Chemists and physicists such as Puru Jena, Ph.D., distinguished professor of physics at VCU, know halogens for their reactivity, a characteristic that makes the halogen elements want to bond with another element or a compound by taking one electron. Chlorine, for example, likes being paired with sodium to make table salt. Sodium wants to give away an electron and chlorine wants to take that electron in what Jena calls “a perfect marriage.”
“Halogens only need one electron to reach their happy state,” said Jena. “They’re much more stable as a negative ion than as a neutral atom.”
Once the atom takes an electron and becomes a stable, negative ion, the energy it gains is measured by its electron affinity. In chemistry’s periodic table, chlorine has the highest electron affinity, measured at 3.6 electron volts, or eV.
One area of Jena’s research focuses on finding ways to make new classes of compounds with large electron affinities.
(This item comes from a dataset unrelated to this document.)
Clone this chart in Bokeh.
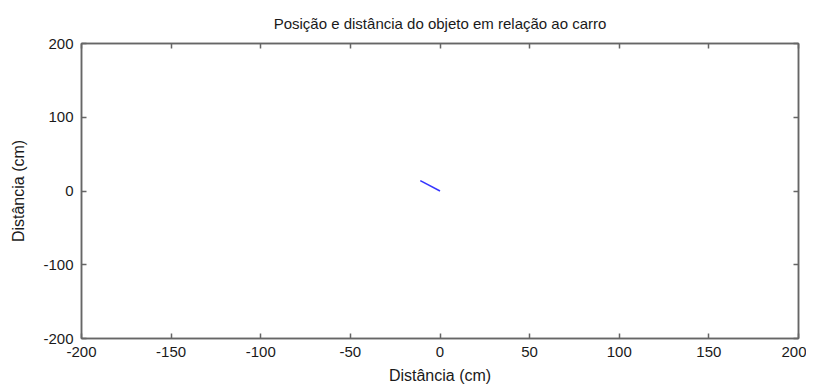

In 1962, English chemist Neil Bartlett found that platinum hexafluoride reacts with xenon to make a noble gas compound. Scientists were surprised because xenon was one of the stable or “noble” gases that rarely react with other elements. A dozen years later, two Soviet scientists, Gennady Gutsev and Alexander Boldyrev, showed that a larger class of molecules with a metal atom at the center surrounded by halogen atoms, similar to platinum hexafluoride, possesses electron affinities larger than that of chlorine. They termed these molecules “superhalogens.”
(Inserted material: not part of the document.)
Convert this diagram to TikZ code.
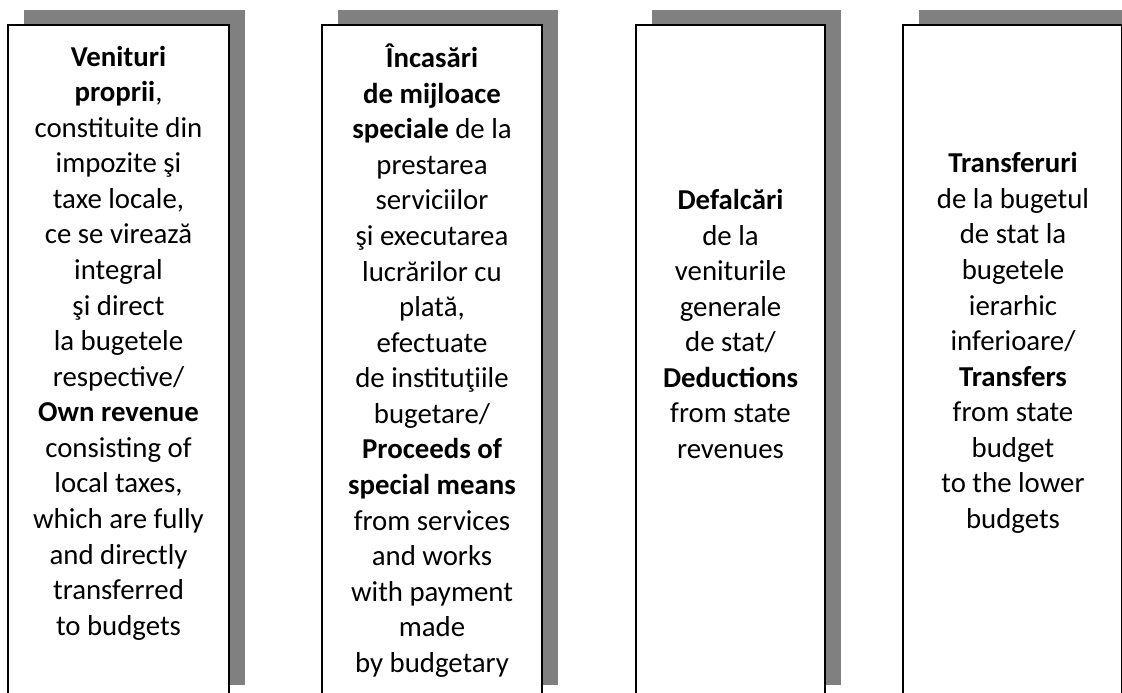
\documentclass[tikz,border=0pt]{standalone}
\usepackage{fontspec}
\setmainfont{Carlito}
\usepackage{tikz}
\usetikzlibrary{math}
\usetikzlibrary{positioning}
\tikzstyle{panel} = [draw=black, line width=1.2pt, fill=white]
\tikzstyle{shade} = [fill=gray, draw=none]
\tikzstyle{txt} = [align=center, inner sep=0pt, font=\fontsize{20.5}{25.3}\selectfont]

\begin{document}
\begin{tikzpicture}

  \tikzmath{\xmax = 28.05; \ymax = 17.325; \ytop = 16.7; \ybot = -0.175; \dx = 0.4; \dy = 0.375;}

  \useasboundingbox (0,0) rectangle (\xmax,\ymax);
  \clip (0,0) rectangle (\xmax,\ymax);

  % Box 1
  \begin{scope}[xshift=0.2cm]
    \tikzmath{\w = 5.525;}
    \fill[shade] (\dx,\ybot+\dy) rectangle (\w+\dx,\ytop+\dy);
    \draw[panel] (0,\ybot) rectangle (\w,\ytop);
    \node[txt] (venituri) at (\w/2,8.75) {\textbf{Venituri}\\ \textbf{proprii},\\ constituite din\\ impozite şi\\ taxe locale,\\ ce se virează\\ integral\\ şi direct\\ la bugetele\\ respective/\\ \textbf{Own revenue}\\ consisting of\\ local taxes,\\ which are fully\\ and directly\\ transferred\\ to budgets};
  \end{scope}

  % Box 2
  \begin{scope}[xshift=8.05cm]
    \tikzmath{\w = 5.5;}
    \fill[shade] (\dx,\ybot+\dy) rectangle (\w+\dx,\ytop+\dy);
    \draw[panel] (0,\ybot) rectangle (\w,\ytop);
    \node[txt] (incasari) at (\w/2,8.31) {\textbf{Încasări}\\ \textbf{de mijloace}\\ \textbf{speciale} de la\\ prestarea\\ serviciilor\\ şi executarea\\ lucrărilor cu\\ plată,\\ efectuate\\ de instituţiile\\ bugetare/\\ \textbf{Proceeds of}\\ \textbf{special means}\\ from services\\ and works\\ with payment\\ made\\ by budgetary};
  \end{scope}

  % Box 3
  \begin{scope}[xshift=15.9cm]
    \tikzmath{\w = 4.725;}
    \fill[shade] (\dx,\ybot+\dy) rectangle (\w+\dx,\ytop+\dy);
    \draw[panel] (0,\ybot) rectangle (\w,\ytop);
    \node[txt] (defalcari) at (\w/2,9.225) {\textbf{Defalcări}\\ de la\\ veniturile\\ generale\\ de stat/\\ \textbf{Deductions}\\ from state\\ revenues};
  \end{scope}

  % Box 4
  \begin{scope}[xshift=22.575cm]
    \tikzmath{\w = 5.465;}
    \fill[shade] (\dx,\ybot+\dy) rectangle (\w+\dx,\ytop+\dy);
    \draw[panel] (0,\ybot) rectangle (\w,\ytop);
    \node[txt] (transferuri) at (2.75,8.75) {\textbf{Transferuri}\\ de la bugetul\\ de stat la\\ bugetele\\ ierarhic\\ inferioare/\\ \textbf{Transfers}\\ from state\\ budget\\ to the lower\\ budgets};
  \end{scope}

\end{tikzpicture}
\end{document}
“For example, you could take a sodium atom and a chlorine atom to make a sodium chloride molecule and then attach a second chlorine atom. That compound would then want another electron because of the extra chlorine,” Jena said. “All of a sudden, the electron affinity, which is the characteristic we’re after, becomes almost a factor of two larger than that of the chlorine atom. It becomes a superhalogen.”
Superhalogens have similar, improved properties as halogens, Jena said.
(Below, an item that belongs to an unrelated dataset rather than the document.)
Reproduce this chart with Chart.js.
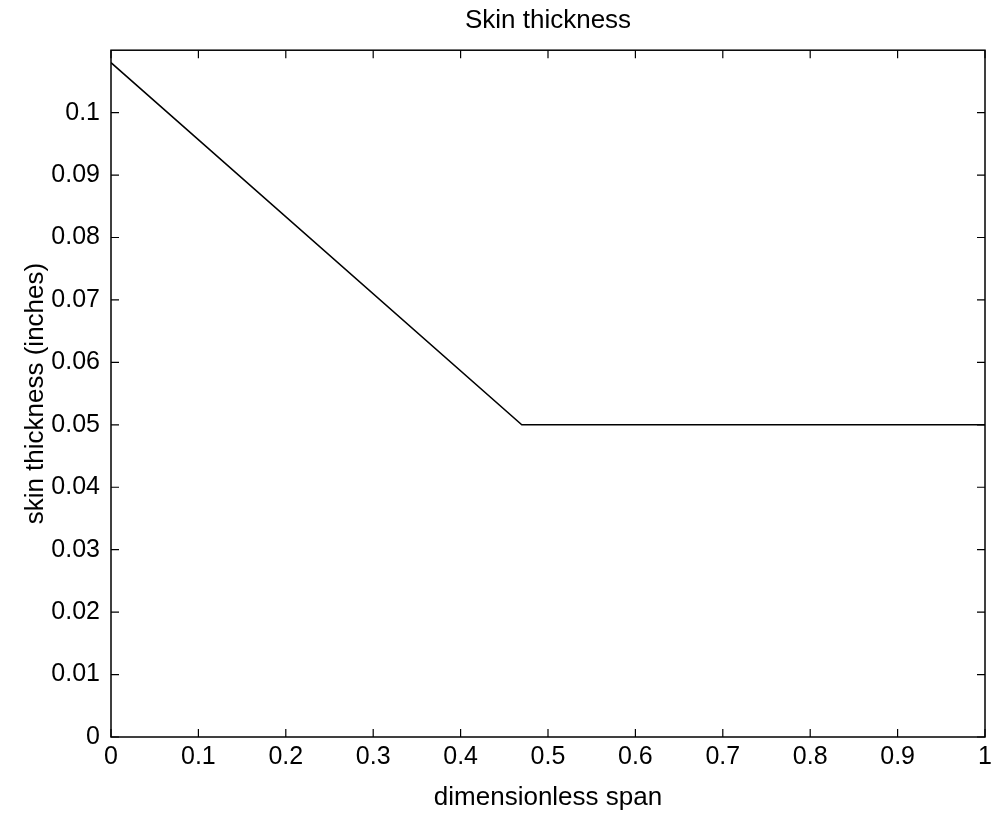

Jena, together with Anil Kandalam, Ph.D., assistant professor at McNeese State University, theorized that they could push the electron affinity of a cluster or a molecule even higher, by using superhalogens as building blocks, instead of halogens, around a metal atom. The theoretical model was tested through experimental studies led by Gerd F. Ganteför, Ph.D., at the University of Konstanz. They termed these species with unusually large electron affinities as “hyperhalogens.”
“We used gold as the metal and surrounded it with two boron-dioxide superhalogens and got a hyperhalogen with an even greater electron affinity,” Jena said.
The team’s synergistic approach involving theory and experiment produced a gold-borate hyperhalogen with an electron affinity of 5.7 eV. The team now is testing a hyperhalogen constructed with four boron-dioxide superhalogens and have reached an electron affinity of 7 eV, with a goal of building a hyperhalogen with 10 eV. These new hyperhalogens may lead to additional discoveries of novel chemicals, Jena said.
The theoretical investigations for the project were conducted by Jena and graduate student Mary Willis at VCU, along with Kandalam. The experimental work was conducted by Ganteför and graduate student Matthias Götz at the University of Konstanz.